Trump himself has repeatedly promised to slash environmental, energy and other regulatory red tape once he enters the Oval Office. His selection of Reince Priebus for chief of staff has been interpreted as a signal that he wants to work with Congress, but it’s not clear whether he’s ready to go as far as trimming his own rulemaking power.

“I have no idea what President-elect Trump thinks of REINS,” Ryan Young, a fellow at the limited government think tank Competitive Enterprise Institute, told Bloomberg BNA. CEI Nov. 15 released a report urging Congress to pass the Regulations from the Executive in Need of Scrutiny Act, which would slow regulations with larger economic impacts.

Chance for Democrats

Congress has only limited tools in their arsenal for turning back regulations that they don’t like. Lawmakers can pass legislation—subject to presidential approval—rolling back the regulation or they can seek to block it via the Congressional Review Act, which also requires a two-thirds vote in both chambers to overcome a veto.
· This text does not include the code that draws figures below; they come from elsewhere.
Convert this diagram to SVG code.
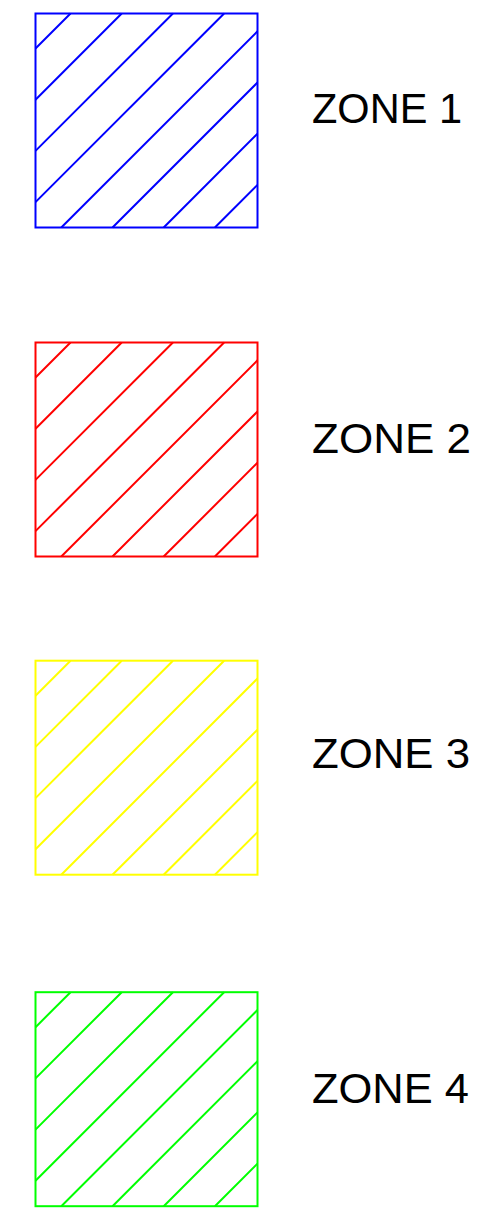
<svg xmlns="http://www.w3.org/2000/svg" xmlns:xlink="http://www.w3.org/1999/xlink" width="480" height="1208" viewBox="0 0 480 1208">
<style>
.box{fill:none;stroke-width:2}
.lbl{font-family:"Liberation Sans",Arial,sans-serif;font-size:43px;fill:#000}
</style>
<defs>
<g id="hatch" fill="none" stroke-width="2">
<rect x="0" y="0" width="222" height="214"/>
<path d="M0 35L35 0M0 86.2L86.2 0M0 137.4L137.4 0M0 188.6L188.6 0M25.8 214L222 17.8M77 214L222 69M128.2 214L222 120.2M179.4 214L222 171.4"/>
</g>
</defs>
<rect width="480" height="1208" fill="#fff"/>
<g id="zone1">
<use xlink:href="#hatch" href="#hatch" transform="translate(35.5,13.5)" stroke="#0000ff"/>
<text class="lbl" x="312" y="122.7" textLength="150" lengthAdjust="spacingAndGlyphs">ZONE 1</text>
</g>
<g id="zone2">
<use xlink:href="#hatch" href="#hatch" transform="translate(35.5,342.5)" stroke="#ff0000"/>
<text class="lbl" x="312" y="452.7" textLength="159" lengthAdjust="spacingAndGlyphs">ZONE 2</text>
</g>
<g id="zone3">
<use xlink:href="#hatch" href="#hatch" transform="translate(35.5,660.7)" stroke="#ffff00"/>
<text class="lbl" x="312" y="768.3" textLength="158" lengthAdjust="spacingAndGlyphs">ZONE 3</text>
</g>
<g id="zone4">
<use xlink:href="#hatch" href="#hatch" transform="translate(35.5,992.2)" stroke="#00ff00"/>
<text class="lbl" x="312" y="1103.3" textLength="157" lengthAdjust="spacingAndGlyphs">ZONE 4</text>
</g>
<g id="connectors"/>
</svg>
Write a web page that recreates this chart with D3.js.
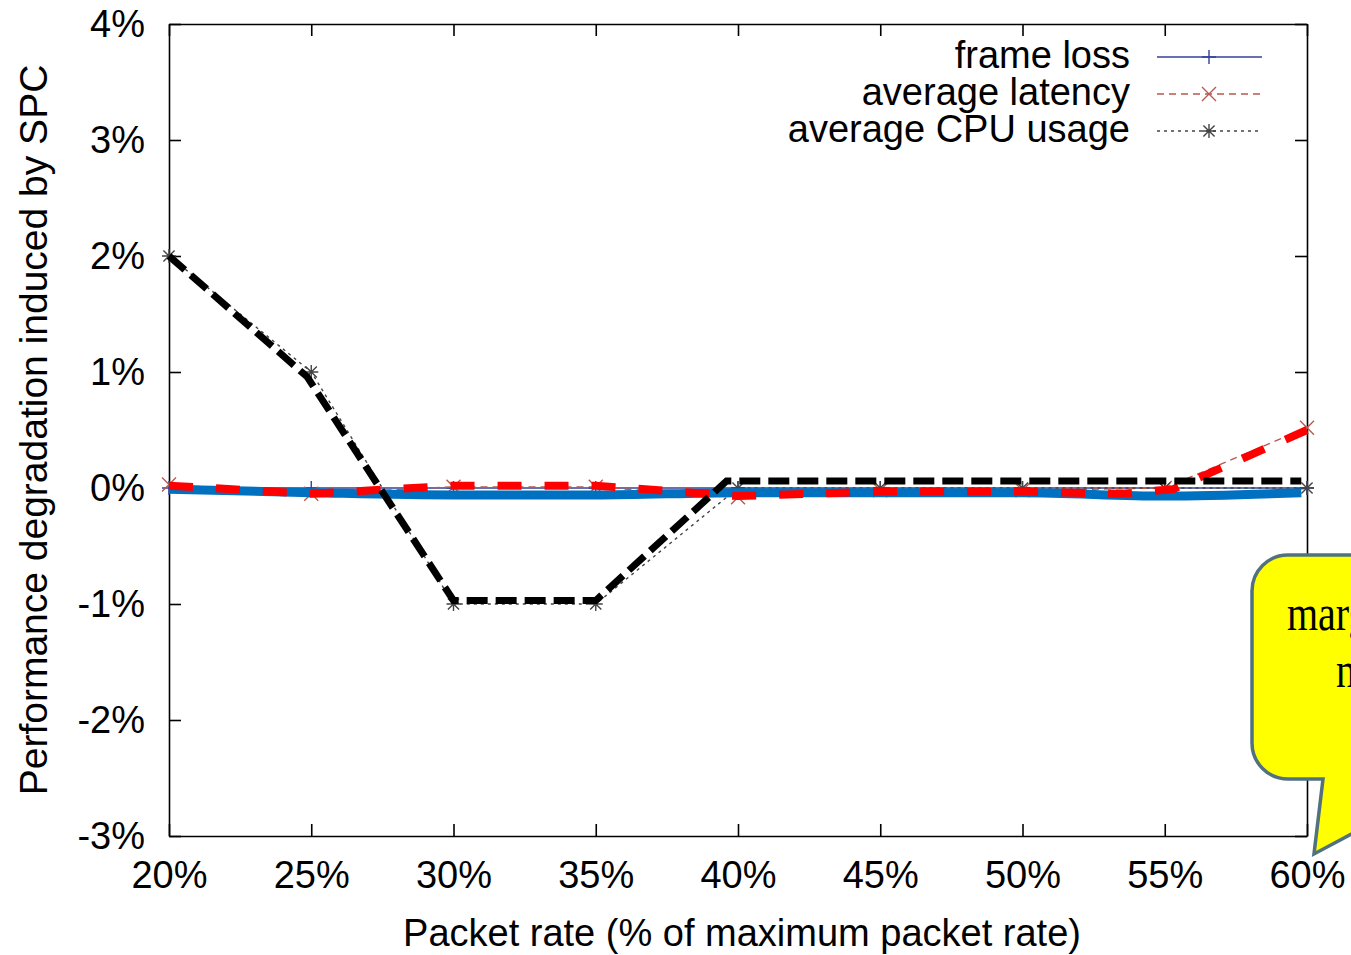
<!DOCTYPE html>
<html lang="en">
<head>
    <meta charset="UTF-8">
    <title>Performance degradation induced by SPC</title>
    <script src="https://d3js.org/d3.v7.min.js"></script>
    <style>
        body {
            margin: 0;
            background: #ffffff;
            font-family: "Liberation Sans", Arial, sans-serif;
        }
        svg {
            display: block;
        }
        .axis text {
            font-family: "Liberation Sans", Arial, sans-serif;
            font-size: 38px;
            fill: #000;
        }
        .axis line, .axis path {
            stroke: #000;
            stroke-width: 1.6;
        }
    </style>
</head>
<body>
<div id="chart"></div>

<script>
    // x values (packet rate, %)
    const packetRates = [20, 25, 30, 35, 40, 45, 50, 55, 60];
    const xTicks = [20, 25, 30, 35, 40, 45, 50, 55, 60];
    const yTicks = [-3, -2, -1, 0, 1, 2, 3, 4];

    // measured series (degradation, %)
    const frameLoss = [0, 0, 0, 0, 0, 0, 0, 0, 0];
    const avgLatency = [0.03, -0.05, 0.01, 0.01, -0.08, -0.02, -0.02, 0, 0.52];
    const avgCpu = [2, 1, -1, -1, 0, 0, 0, 0, 0];

    // hand-drawn trend overlays
    const blueTrendX = [20, 25, 30, 35, 40, 45, 50, 55, 59.8];
    const blueTrendY = [-0.01, -0.04, -0.06, -0.06, -0.04, -0.04, -0.04, -0.07, -0.04];
    const redTrendX = [20, 25, 30, 35, 40, 45, 50, 53.5, 55.3, 60];
    const redTrendY = [0.02, -0.05, 0.02, 0.02, -0.07, -0.03, -0.03, -0.05, -0.01, 0.5];
    const blackTrendX = [20, 24.85, 30, 35, 39.6, 59.8];
    const blackTrendY = [2.0, 0.96, -0.97, -0.97, 0.06, 0.06];

    const legendNames = ["frame loss", "average latency", "average CPU usage"];
    const calloutLines = ["marginal", "noise"];

    const width = 1351, height = 955;
    const margin = { top: 24, right: 44, bottom: 119, left: 169 };

    const svg = d3.select("#chart").append("svg")
        .attr("width", width)
        .attr("height", height);

    const x = d3.scaleLinear().domain([20, 60]).range([margin.left, width - margin.right]);
    const y = d3.scaleLinear().domain([-3, 4]).range([height - margin.bottom, margin.top]);

    const pct = d => d + "%";

    // axes, gnuplot style: inward ticks on all four sides
    svg.append("g").attr("class", "axis")
        .attr("transform", `translate(0, ${y(-3)})`)
        .call(d3.axisBottom(x).tickValues(xTicks).tickFormat(pct).tickSizeInner(-12).tickSizeOuter(0).tickPadding(25));

    svg.append("g").attr("class", "axis")
        .attr("transform", `translate(0, ${y(4)})`)
        .call(d3.axisTop(x).tickValues(xTicks).tickFormat("").tickSizeInner(-12).tickSizeOuter(0));

    svg.append("g").attr("class", "axis")
        .attr("transform", `translate(${x(20)}, 0)`)
        .call(d3.axisLeft(y).tickValues(yTicks).tickFormat(pct).tickSizeInner(-12).tickSizeOuter(0).tickPadding(24));

    svg.append("g").attr("class", "axis")
        .attr("transform", `translate(${x(60)}, 0)`)
        .call(d3.axisRight(y).tickValues(yTicks).tickFormat("").tickSizeInner(-12).tickSizeOuter(0));

    svg.selectAll(".axis .tick text").attr("fill", "#000");

    // axis titles
    svg.append("text")
        .attr("x", (x(20) + x(60)) / 2 + 4)
        .attr("y", 946)
        .attr("text-anchor", "middle")
        .attr("font-size", 38)
        .text("Packet rate (% of maximum packet rate)");

    svg.append("text")
        .attr("transform", `translate(47, ${(y(-3) + y(4)) / 2}) rotate(-90)`)
        .attr("text-anchor", "middle")
        .attr("font-size", 39)
        .text("Performance degradation induced by SPC");

    // marker shapes
    function plusPath(cx, cy, s) {
        return `M${cx - s},${cy}H${cx + s}M${cx},${cy - s}V${cy + s}`;
    }
    function crossPath(cx, cy, s) {
        return `M${cx - s},${cy - s}L${cx + s},${cy + s}M${cx - s},${cy + s}L${cx + s},${cy - s}`;
    }
    function starPath(cx, cy, s) {
        return plusPath(cx, cy, s) + crossPath(cx, cy, s * 0.8);
    }

    const series = [
        { name: legendNames[0], values: frameLoss, color: "#34409a", dash: null, marker: plusPath },
        { name: legendNames[1], values: avgLatency, color: "#b8594f", dash: "7,5", marker: crossPath },
        { name: legendNames[2], values: avgCpu, color: "#444", dash: "3,4", marker: starPath }
    ];

    const line = d3.line().x(d => x(d[0])).y(d => y(d[1]));

    series.forEach(s => {
        const pts = packetRates.map((r, i) => [r, s.values[i]]);
        svg.append("path")
            .attr("d", line(pts))
            .attr("fill", "none")
            .attr("stroke", s.color)
            .attr("stroke-width", 1.4)
            .attr("stroke-dasharray", s.dash);
        svg.append("g").selectAll("path")
            .data(pts)
            .join("path")
            .attr("d", d => s.marker(x(d[0]), y(d[1]), 7))
            .attr("stroke", s.color)
            .attr("stroke-width", 1.4)
            .attr("fill", "none");
    });

    // legend
    const legend = svg.append("g");
    series.forEach((s, i) => {
        const base = 68 + i * 37;
        legend.append("text")
            .attr("x", 1130)
            .attr("y", base)
            .attr("text-anchor", "end")
            .attr("font-size", 38)
            .text(s.name);
        legend.append("line")
            .attr("x1", 1157).attr("x2", 1262)
            .attr("y1", base - 11).attr("y2", base - 11)
            .attr("stroke", s.color)
            .attr("stroke-width", 1.4)
            .attr("stroke-dasharray", s.dash);
        legend.append("path")
            .attr("d", s.marker(1209, base - 11, 7))
            .attr("stroke", s.color)
            .attr("stroke-width", 1.4)
            .attr("fill", "none");
    });

    // thick overlays
    const overlays = [
        { xs: blueTrendX, ys: blueTrendY, color: "#0070c0", width: 9, dash: null, curve: d3.curveMonotoneX },
        { xs: redTrendX, ys: redTrendY, color: "#ff0000", width: 8, dash: "24,23", curve: d3.curveLinear },
        { xs: blackTrendX, ys: blackTrendY, color: "#000000", width: 7, dash: "21,8", curve: d3.curveLinear }
    ];

    overlays.forEach(o => {
        const pts = o.xs.map((v, i) => [v, o.ys[i]]);
        svg.append("path")
            .attr("d", line.curve(o.curve)(pts))
            .attr("fill", "none")
            .attr("stroke", o.color)
            .attr("stroke-width", o.width)
            .attr("stroke-dasharray", o.dash);
    });

    // callout bubble
    const bubble = { left: 1252, top: 555, right: 1700, bottom: 779, r: 36 };
    const tail = { left: 1323, right: 1455, tipX: 1314, tipY: 854 };
    const p = d3.path();
    p.moveTo(bubble.left + bubble.r, bubble.top);
    p.lineTo(bubble.right, bubble.top);
    p.lineTo(bubble.right, bubble.bottom);
    p.lineTo(tail.right, bubble.bottom);
    p.lineTo(tail.tipX, tail.tipY);
    p.lineTo(tail.left, bubble.bottom);
    p.lineTo(bubble.left + bubble.r, bubble.bottom);
    p.arcTo(bubble.left, bubble.bottom, bubble.left, bubble.bottom - bubble.r, bubble.r);
    p.lineTo(bubble.left, bubble.top + bubble.r);
    p.arcTo(bubble.left, bubble.top, bubble.left + bubble.r, bubble.top, bubble.r);
    p.closePath();

    svg.append("path")
        .attr("d", p.toString())
        .attr("fill", "#ffff00")
        .attr("stroke", "#52717f")
        .attr("stroke-width", 3.5)
        .attr("stroke-linejoin", "miter");

    const calloutX = [1287, 1336];
    const calloutY = [630, 687];
    calloutLines.forEach((t, i) => {
        svg.append("text")
            .attr("transform", `translate(${calloutX[i]}, ${calloutY[i]}) scale(0.8, 1)`)
            .attr("font-family", "'Liberation Serif', 'Times New Roman', serif")
            .attr("font-size", 50)
            .attr("fill", "#000")
            .text(t);
    });
</script>
</body>
</html>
That’s why Republicans want to force future presidents to jump through certain hoops before they can use the power of the pen to advance programs they otherwise can’t get approved by Congress. GOP lawmakers are hoping Trump will play along, on the assumption that he’ll be able to move White House legislative priorities through the Republican-controlled Congress with relative ease.

“We will have to see if President-elect Trump will make the same mistake that President Obama made, but there’s no reason for him to do it,” Turley told Bloomberg BNA. “He can actually accomplish all of his objectives without circumventing Congress.”

That’s why Young and others are also holding out hope that Obama and congressional Democrats change their minds and help move regulatory reforms like the REINS Act. It may be one of their best chances to counteract the Trump White House in the next four years.

“If the purpose of the bill is to limit executive power, they may decide now is a good time to do that,” Young said.